§ **SHORT PROBLEM**
Repeat the material verbatim. Images are excluded from the copy.

§ **DATASET EXTRACT**

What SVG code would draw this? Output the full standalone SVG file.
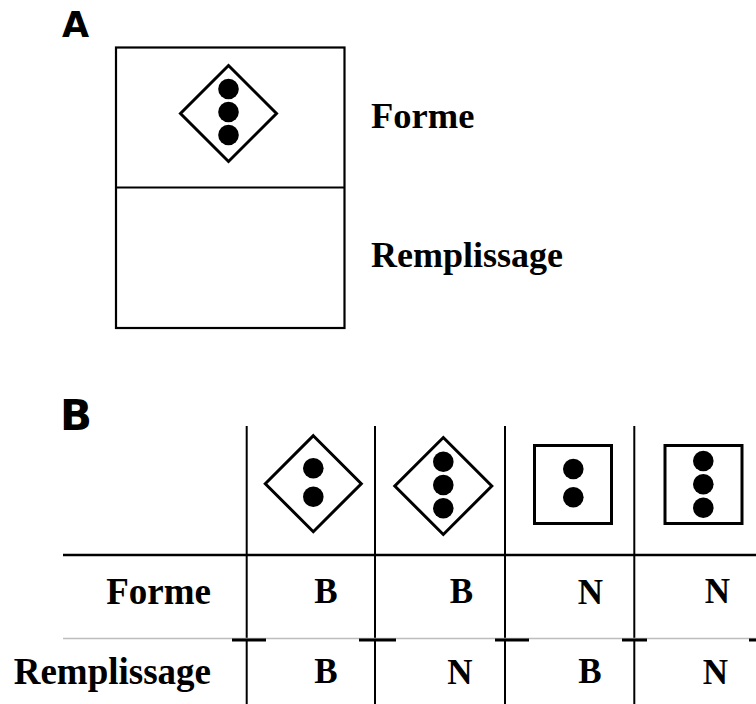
<svg xmlns="http://www.w3.org/2000/svg" width="756" height="704" viewBox="0 0 756 704">
<style>
.lbl{font-family:"Liberation Serif","Times New Roman",serif;font-weight:bold;fill:#000}
.panel{font-family:"DejaVu Sans",sans-serif;font-weight:bold;fill:#000}
.shape{fill:#fff;stroke:#000;stroke-width:3}
.dot{fill:#000}
.line{stroke:#000;stroke-width:2;fill:none}
</style>
<rect width="756" height="704" fill="#fff"/>

<g id="panelA">
  <text class="panel" x="62" y="37" font-size="35">A</text>
  <g id="boxA">
    <rect x="116" y="47.5" width="228.5" height="280.5" fill="#fff" stroke="#000" stroke-width="2.2"/>
    <line x1="116" y1="187.5" x2="344.5" y2="187.5" stroke="#000" stroke-width="2.2"/>
  </g>
  <g id="shapeA">
    <polygon class="shape" points="228.5,65.5 276.5,113.5 228.5,161.5 180.5,113.5"/>
    <circle class="dot" cx="228.5" cy="89" r="10.3"/>
    <circle class="dot" cx="228.5" cy="112" r="10.3"/>
    <circle class="dot" cx="228.5" cy="135" r="10.3"/>
  </g>
  <text class="lbl" x="371" y="128" font-size="36.5">Forme</text>
  <text class="lbl" x="371" y="267" font-size="36">Remplissage</text>
</g>

<g id="panelB">
  <text class="panel" x="60" y="430" font-size="42">B</text>
  <g id="connectors">
    <line class="line" x1="246.7" y1="426" x2="246.7" y2="704"/>
    <line class="line" x1="375" y1="426" x2="375" y2="704"/>
    <line class="line" x1="505" y1="426" x2="505" y2="704"/>
    <line class="line" x1="634.3" y1="426" x2="634.3" y2="704"/>
    <line x1="63" y1="555" x2="756" y2="555" stroke="#000" stroke-width="2.6"/>
    <line x1="63" y1="638.5" x2="756" y2="638.5" stroke="#bdbdbd" stroke-width="1.5"/>
    <g stroke="#000" stroke-width="3">
      <line x1="232" y1="640" x2="266" y2="640"/>
      <line x1="359" y1="640" x2="396" y2="640"/>
      <line x1="495" y1="640" x2="529" y2="640"/>
      <line x1="622" y1="640" x2="647" y2="640"/>
      <line x1="749" y1="640" x2="756" y2="640"/>
    </g>
  </g>
  <g id="col1">
    <polygon class="shape" points="313.3,435.7 361.3,483.7 313.3,531.7 265.3,483.7"/>
    <circle class="dot" cx="313.3" cy="468.3" r="10.3"/>
    <circle class="dot" cx="313.3" cy="496.7" r="10.3"/>
  </g>
  <g id="col2">
    <polygon class="shape" points="443.3,437.5 491.8,486 443.3,534.5 394.8,486"/>
    <circle class="dot" cx="443.3" cy="461.7" r="10.3"/>
    <circle class="dot" cx="443.3" cy="485" r="10.3"/>
    <circle class="dot" cx="443.3" cy="508.3" r="10.3"/>
  </g>
  <g id="col3">
    <rect class="shape" x="534.5" y="445.5" width="77" height="78" stroke-width="3.5"/>
    <circle class="dot" cx="573.3" cy="469" r="10.3"/>
    <circle class="dot" cx="573.3" cy="497.3" r="10.3"/>
  </g>
  <g id="col4">
    <rect class="shape" x="665" y="445.5" width="77" height="78" stroke-width="3.5"/>
    <circle class="dot" cx="703.3" cy="461" r="10.3"/>
    <circle class="dot" cx="703.3" cy="484.3" r="10.3"/>
    <circle class="dot" cx="703.3" cy="507.7" r="10.3"/>
  </g>
  <g id="rowForme">
    <text class="lbl" x="211" y="604" font-size="37" text-anchor="end">Forme</text>
    <text class="lbl" x="326" y="603" font-size="35" text-anchor="middle">B</text>
    <text class="lbl" x="461.5" y="603" font-size="35" text-anchor="middle">B</text>
    <text class="lbl" x="590.5" y="604" font-size="35" text-anchor="middle">N</text>
    <text class="lbl" x="717.5" y="603" font-size="35" text-anchor="middle">N</text>
  </g>
  <g id="rowRemplissage">
    <text class="lbl" x="211" y="684" font-size="37" text-anchor="end">Remplissage</text>
    <text class="lbl" x="326" y="683" font-size="35" text-anchor="middle">B</text>
    <text class="lbl" x="460" y="684" font-size="35" text-anchor="middle">N</text>
    <text class="lbl" x="590" y="683" font-size="35" text-anchor="middle">B</text>
    <text class="lbl" x="715.5" y="684" font-size="35" text-anchor="middle">N</text>
  </g>
</g>
</svg>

§ **ANSWER**
What SVG code would draw this? Output the full standalone SVG file.
<svg xmlns="http://www.w3.org/2000/svg" width="756" height="704" viewBox="0 0 756 704">
<style>
.lbl{font-family:"Liberation Serif","Times New Roman",serif;font-weight:bold;fill:#000}
.panel{font-family:"DejaVu Sans",sans-serif;font-weight:bold;fill:#000}
.shape{fill:#fff;stroke:#000;stroke-width:3}
.dot{fill:#000}
.line{stroke:#000;stroke-width:2;fill:none}
</style>
<rect width="756" height="704" fill="#fff"/>

<g id="panelA">
  <text class="panel" x="62" y="37" font-size="35">A</text>
  <g id="boxA">
    <rect x="116" y="47.5" width="228.5" height="280.5" fill="#fff" stroke="#000" stroke-width="2.2"/>
    <line x1="116" y1="187.5" x2="344.5" y2="187.5" stroke="#000" stroke-width="2.2"/>
  </g>
  <g id="shapeA">
    <polygon class="shape" points="228.5,65.5 276.5,113.5 228.5,161.5 180.5,113.5"/>
    <circle class="dot" cx="228.5" cy="89" r="10.3"/>
    <circle class="dot" cx="228.5" cy="112" r="10.3"/>
    <circle class="dot" cx="228.5" cy="135" r="10.3"/>
  </g>
  <text class="lbl" x="371" y="128" font-size="36.5">Forme</text>
  <text class="lbl" x="371" y="267" font-size="36">Remplissage</text>
</g>

<g id="panelB">
  <text class="panel" x="60" y="430" font-size="42">B</text>
  <g id="connectors">
    <line class="line" x1="246.7" y1="426" x2="246.7" y2="704"/>
    <line class="line" x1="375" y1="426" x2="375" y2="704"/>
    <line class="line" x1="505" y1="426" x2="505" y2="704"/>
    <line class="line" x1="634.3" y1="426" x2="634.3" y2="704"/>
    <line x1="63" y1="555" x2="756" y2="555" stroke="#000" stroke-width="2.6"/>
    <line x1="63" y1="638.5" x2="756" y2="638.5" stroke="#bdbdbd" stroke-width="1.5"/>
    <g stroke="#000" stroke-width="3">
      <line x1="232" y1="640" x2="266" y2="640"/>
      <line x1="359" y1="640" x2="396" y2="640"/>
      <line x1="495" y1="640" x2="529" y2="640"/>
      <line x1="622" y1="640" x2="647" y2="640"/>
      <line x1="749" y1="640" x2="756" y2="640"/>
    </g>
  </g>
  <g id="col1">
    <polygon class="shape" points="313.3,435.7 361.3,483.7 313.3,531.7 265.3,483.7"/>
    <circle class="dot" cx="313.3" cy="468.3" r="10.3"/>
    <circle class="dot" cx="313.3" cy="496.7" r="10.3"/>
  </g>
  <g id="col2">
    <polygon class="shape" points="443.3,437.5 491.8,486 443.3,534.5 394.8,486"/>
    <circle class="dot" cx="443.3" cy="461.7" r="10.3"/>
    <circle class="dot" cx="443.3" cy="485" r="10.3"/>
    <circle class="dot" cx="443.3" cy="508.3" r="10.3"/>
  </g>
  <g id="col3">
    <rect class="shape" x="534.5" y="445.5" width="77" height="78" stroke-width="3.5"/>
    <circle class="dot" cx="573.3" cy="469" r="10.3"/>
    <circle class="dot" cx="573.3" cy="497.3" r="10.3"/>
  </g>
  <g id="col4">
    <rect class="shape" x="665" y="445.5" width="77" height="78" stroke-width="3.5"/>
    <circle class="dot" cx="703.3" cy="461" r="10.3"/>
    <circle class="dot" cx="703.3" cy="484.3" r="10.3"/>
    <circle class="dot" cx="703.3" cy="507.7" r="10.3"/>
  </g>
  <g id="rowForme">
    <text class="lbl" x="211" y="604" font-size="37" text-anchor="end">Forme</text>
    <text class="lbl" x="326" y="603" font-size="35" text-anchor="middle">B</text>
    <text class="lbl" x="461.5" y="603" font-size="35" text-anchor="middle">B</text>
    <text class="lbl" x="590.5" y="604" font-size="35" text-anchor="middle">N</text>
    <text class="lbl" x="717.5" y="603" font-size="35" text-anchor="middle">N</text>
  </g>
  <g id="rowRemplissage">
    <text class="lbl" x="211" y="684" font-size="37" text-anchor="end">Remplissage</text>
    <text class="lbl" x="326" y="683" font-size="35" text-anchor="middle">B</text>
    <text class="lbl" x="460" y="684" font-size="35" text-anchor="middle">N</text>
    <text class="lbl" x="590" y="683" font-size="35" text-anchor="middle">B</text>
    <text class="lbl" x="715.5" y="684" font-size="35" text-anchor="middle">N</text>
  </g>
</g>
</svg>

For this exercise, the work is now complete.